OK now what happens if the economy is open ? The standard Mundell Fleming argument, based on the assumption that the economy is not at the ZLB. is that the shift in the IS curve causes and "incipient" increase in the interest rate as the economy attempts to move up the upward sloping LM curve. This causes and appreciation of the domestic currency so that the increased government spending causes decreased net exports and no change in GDP. This argument has no relevance given the assumption that the economy is at the ZLB. The Mundell-Fleming analysis in this case is that GDP i remains 0 no matter what so the economy stays on the BB curve (bond market equilibrium) and there is no change in the exchange rate. The multiplier is less than one, because some of the increased demand spills over into increased imports. The analysis is qualitatively similar to Wren Lewis's analysis of a temporary balanced budget spending increase. They are the same if the spending increase lasts and instance. Wren Lewis asserts that the effect is smaller the longer the spending increase lasts shrinking to zero if it is permanent. The Paleo Keynesian analysis asserts that the effects are the same no matter how long the spending increase lasts.

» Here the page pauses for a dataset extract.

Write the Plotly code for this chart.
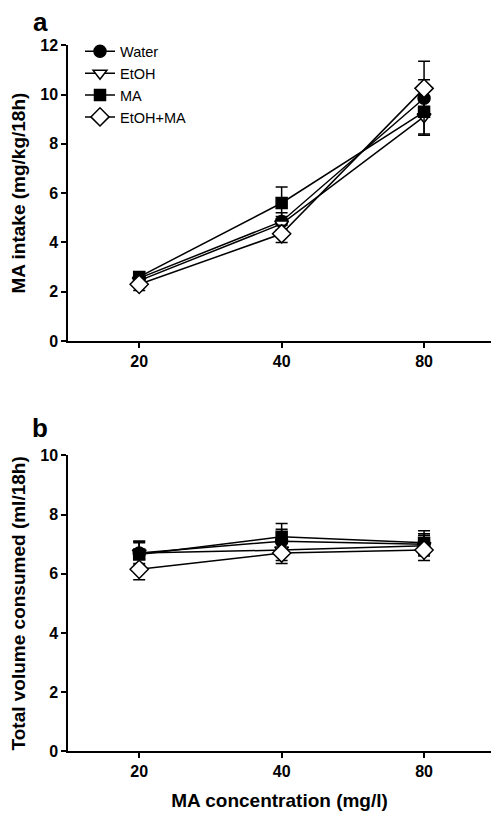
import plotly.graph_objects as go

categories = ["20", "40", "80"]
groups = ["Water", "EtOH", "MA", "EtOH+MA"]

# Panel a: MA intake (mg/kg/18h)
intake_water = [2.55, 4.85, 9.85]
intake_etoh = [2.45, 4.75, 9.10]
intake_ma = [2.60, 5.60, 9.30]
intake_etohma = [2.30, 4.35, 10.25]
intake_water_err = [0.20, 0.35, 0.75]
intake_etoh_err = [0.20, 0.30, 0.75]
intake_ma_err = [0.20, 0.65, 0.90]
intake_etohma_err = [0.25, 0.35, 1.10]

# Panel b: total volume consumed (ml/18h)
vol_water = [6.70, 7.10, 7.00]
vol_etoh = [6.70, 6.80, 6.95]
vol_ma = [6.65, 7.25, 7.05]
vol_etohma = [6.15, 6.70, 6.80]
vol_water_err = [0.40, 0.40, 0.35]
vol_etoh_err = [0.35, 0.35, 0.35]
vol_ma_err = [0.45, 0.45, 0.40]
vol_etohma_err = [0.35, 0.35, 0.35]

sig_a = [("40", 6.5, "***"), ("80", 11.55, "***")]
sig_b = [("40", 7.93, "**")]

styles = {
    "Water": dict(symbol="circle", color="black", size=12),
    "EtOH": dict(symbol="triangle-down", color="white", size=12),
    "MA": dict(symbol="square", color="black", size=11),
    "EtOH+MA": dict(symbol="diamond", color="white", size=14),
}

FONT = "Liberation Sans, Arial, sans-serif"
fig = go.Figure()

series_a = [(intake_water, intake_water_err), (intake_etoh, intake_etoh_err),
            (intake_ma, intake_ma_err), (intake_etohma, intake_etohma_err)]
series_b = [(vol_water, vol_water_err), (vol_etoh, vol_etoh_err),
            (vol_ma, vol_ma_err), (vol_etohma, vol_etohma_err)]

for (vals, errs), name in zip(series_a, groups):
    st = styles[name]
    fig.add_trace(go.Scatter(
        x=categories, y=vals, name=name, mode="lines+markers",
        line=dict(color="black", width=1.5),
        marker=dict(symbol=st["symbol"], size=st["size"], color=st["color"],
                    line=dict(color="black", width=1.5)),
        error_y=dict(type="data", array=errs, color="black", thickness=1.5, width=6),
        xaxis="x", yaxis="y", showlegend=True))

for (vals, errs), name in zip(series_b, groups):
    st = styles[name]
    fig.add_trace(go.Scatter(
        x=categories, y=vals, name=name, mode="lines+markers",
        line=dict(color="black", width=1.5),
        marker=dict(symbol=st["symbol"], size=st["size"], color=st["color"],
                    line=dict(color="black", width=1.5)),
        error_y=dict(type="data", array=errs, color="black", thickness=1.5, width=6),
        xaxis="x2", yaxis="y2", showlegend=False))

for xc, yv, txt in sig_a:
    fig.add_annotation(x=xc, y=yv, text=txt, showarrow=False, xref="x", yref="y",
                       font=dict(size=26, color="black", family=FONT))
for xc, yv, txt in sig_b:
    fig.add_annotation(x=xc, y=yv, text=txt, showarrow=False, xref="x2", yref="y2",
                       font=dict(size=26, color="black", family=FONT))

fig.add_annotation(x=40/503, y=1-14/829, xref="paper", yref="paper", text="<b>a</b>",
                   showarrow=False, xanchor="center", yanchor="middle",
                   font=dict(size=26, color="black", family=FONT))
fig.add_annotation(x=40/503, y=1-429/829, xref="paper", yref="paper", text="<b>b</b>",
                   showarrow=False, xanchor="center", yanchor="middle",
                   font=dict(size=26, color="black", family=FONT))

xdom = [68/503, 491/503]
axis_common = dict(showline=True, linecolor="black", linewidth=1.5, ticks="outside",
                   ticklen=5, tickwidth=1.5, tickcolor="black", showgrid=False,
                   zeroline=False, tickfont=dict(size=16, color="black", family=FONT))

fig.update_layout(
    width=503, height=829, margin=dict(l=0, r=0, t=0, b=0),
    plot_bgcolor="white", paper_bgcolor="white",
    font=dict(family=FONT, color="black"),
    xaxis=dict(domain=xdom, anchor="y", range=[-0.5, 2.47], type="category",
               tickprefix="<b>", ticksuffix="</b>", **axis_common),
    yaxis=dict(domain=[1-340/829, 1-38/829], anchor="x", range=[0, 12], dtick=2,
               tickprefix="<b>", ticksuffix="</b>",
               title=dict(text="<b>MA intake (mg/kg/18h)</b>", font=dict(size=19), standoff=10),
               **axis_common),
    xaxis2=dict(domain=xdom, anchor="y2", range=[-0.5, 2.47], type="category",
                tickprefix="<b>", ticksuffix="</b>",
                title=dict(text="<b>MA concentration (mg/l)</b>", font=dict(size=19), standoff=14),
                **axis_common),
    yaxis2=dict(domain=[1-759/829, 1-456.7/829], anchor="x2", range=[0, 10], dtick=2,
                tickprefix="<b>", ticksuffix="</b>",
                title=dict(text="<b>Total volume consumed (ml/18h)</b>", font=dict(size=19), standoff=10),
                **axis_common),
    legend=dict(x=80/503, y=1-28/829, xanchor="left", yanchor="top",
                bgcolor="rgba(0,0,0,0)", font=dict(size=14.5, color="black", family=FONT),
                tracegroupgap=0, itemwidth=30),
)

fig.write_html("out.html", config={"displayModeBar": False},
               post_script="document.body.style.margin='0px';")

I know of no evidence that the effect of a permanent spending increase is different than the effect of a temporary spending increase. In particular, I know of no evidence that, given disposable income (hence net of taxes) budget deficits are associated with lower consumption as they would be if consumers rationally anticipated higher future taxes as a result.

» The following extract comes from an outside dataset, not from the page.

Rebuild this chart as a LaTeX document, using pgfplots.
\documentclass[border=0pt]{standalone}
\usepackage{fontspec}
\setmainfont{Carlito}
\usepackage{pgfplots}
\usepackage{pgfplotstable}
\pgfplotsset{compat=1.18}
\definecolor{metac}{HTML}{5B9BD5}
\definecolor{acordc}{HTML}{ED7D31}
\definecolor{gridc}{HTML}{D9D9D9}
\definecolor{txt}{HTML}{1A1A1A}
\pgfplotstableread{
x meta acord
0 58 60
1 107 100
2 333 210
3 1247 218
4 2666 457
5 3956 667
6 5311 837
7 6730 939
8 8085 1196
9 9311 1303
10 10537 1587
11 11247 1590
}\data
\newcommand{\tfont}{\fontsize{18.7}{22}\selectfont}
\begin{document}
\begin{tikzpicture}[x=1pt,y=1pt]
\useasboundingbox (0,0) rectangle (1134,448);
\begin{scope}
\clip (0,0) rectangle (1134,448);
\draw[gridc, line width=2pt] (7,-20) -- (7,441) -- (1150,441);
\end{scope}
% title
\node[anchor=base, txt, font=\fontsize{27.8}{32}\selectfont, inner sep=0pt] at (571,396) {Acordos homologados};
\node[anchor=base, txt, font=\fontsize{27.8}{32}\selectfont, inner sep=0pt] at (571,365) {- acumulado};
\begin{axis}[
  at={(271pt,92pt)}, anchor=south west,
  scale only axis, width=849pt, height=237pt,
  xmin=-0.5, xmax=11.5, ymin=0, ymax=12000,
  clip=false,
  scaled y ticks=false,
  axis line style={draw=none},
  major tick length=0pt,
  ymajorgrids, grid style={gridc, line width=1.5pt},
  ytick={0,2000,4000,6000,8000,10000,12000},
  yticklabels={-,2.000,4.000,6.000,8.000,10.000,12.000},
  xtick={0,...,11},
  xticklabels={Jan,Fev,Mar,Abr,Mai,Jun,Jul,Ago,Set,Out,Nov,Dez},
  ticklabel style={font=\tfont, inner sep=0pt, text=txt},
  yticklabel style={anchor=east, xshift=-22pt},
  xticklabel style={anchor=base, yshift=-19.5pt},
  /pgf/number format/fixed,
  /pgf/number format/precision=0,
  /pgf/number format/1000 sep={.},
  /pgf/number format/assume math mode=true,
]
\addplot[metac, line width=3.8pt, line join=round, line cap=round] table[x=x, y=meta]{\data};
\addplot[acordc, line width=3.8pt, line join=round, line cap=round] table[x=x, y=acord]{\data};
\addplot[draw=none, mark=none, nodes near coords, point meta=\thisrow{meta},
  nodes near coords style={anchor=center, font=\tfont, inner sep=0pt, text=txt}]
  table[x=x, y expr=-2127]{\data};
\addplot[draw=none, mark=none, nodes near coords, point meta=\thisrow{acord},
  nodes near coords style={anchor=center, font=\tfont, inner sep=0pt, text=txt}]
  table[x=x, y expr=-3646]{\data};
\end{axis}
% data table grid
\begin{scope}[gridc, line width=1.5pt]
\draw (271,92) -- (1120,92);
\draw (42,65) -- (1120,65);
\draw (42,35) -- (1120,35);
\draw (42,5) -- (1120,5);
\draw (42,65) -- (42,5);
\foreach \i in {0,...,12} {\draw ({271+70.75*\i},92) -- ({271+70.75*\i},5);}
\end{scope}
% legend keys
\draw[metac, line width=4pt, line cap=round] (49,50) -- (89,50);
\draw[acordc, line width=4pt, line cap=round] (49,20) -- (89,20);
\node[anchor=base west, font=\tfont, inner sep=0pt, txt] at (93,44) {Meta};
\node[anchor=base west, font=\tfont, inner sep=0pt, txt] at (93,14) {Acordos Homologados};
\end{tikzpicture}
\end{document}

OK moving on a bit, after 1937 paleo Keynesians decided that investment is best fit by a flexible accerator meaning it increases if real gdp grown and decreases in the real interest rate. This implies a closed economy multiplier greater than one given the GDP increase. If one adds a Phillips curve, one also expects higher inflation than otherwise so lower real interest rates at the ZLB and an additional increase in GDP.
So what do I think ? I do not believe that there would be a detectable difference between the effects of permanent and temporary spending increases. For one thing, I have no idea what a reasonable forecast of future spending would have been so I have no idea what agents should have anticipated. I mean I have no guess whether past fluctuations in government spending were perceived to be permanent or temporary and would not be able to make that guess even if I assumed rational expectations. It is worth noting that many commentators and such tell Paul Krugman that temporary spending increases always turn into permanent spending increases. This is false. If one assumes that average people are better informed than policy intellectuals, then one would guess that temporary spending increases have a different effect than permanet spending increases. if not, and if one wanted micro founded macro, one would guess that temporary spending increases have no effect on GDP.
I'd guess people have only the vaguest notions not only of future spending but also of current spending. In any case, polls have demonstrated that US residents don't know about recent changes in taxes http://www.cbsnews.com/blogs/2010/02/12/politics/politicalhotsheet/entry6201911.shtml . I have not detected any connection between aggregate consumption and any events in the future (differences in events say 5 years in the future outcomes would be positively correlated with 5 year ahead expectations if people had rational expectations).
Therefore I certainly expect a positive multiplier. For the USA (a large economy with low imports compared to GDP) I would expect a multiplier slightly greater than one.
I'd guess that the spending increase would cause a slight depreciation. I guess some FOREX traders use the rule of thumb that exchange rates move to cause the balance of trade to return to normal and so sell domestic currency denominated assets when net exports decrease. Also I think that some FOREX traders think that government spending is bad and depreciation is bad and bad things go together. I don't think there are as many (weighted by risk bearing capacity) who make the opposite guesses. I sure wouldn't bet on this guess.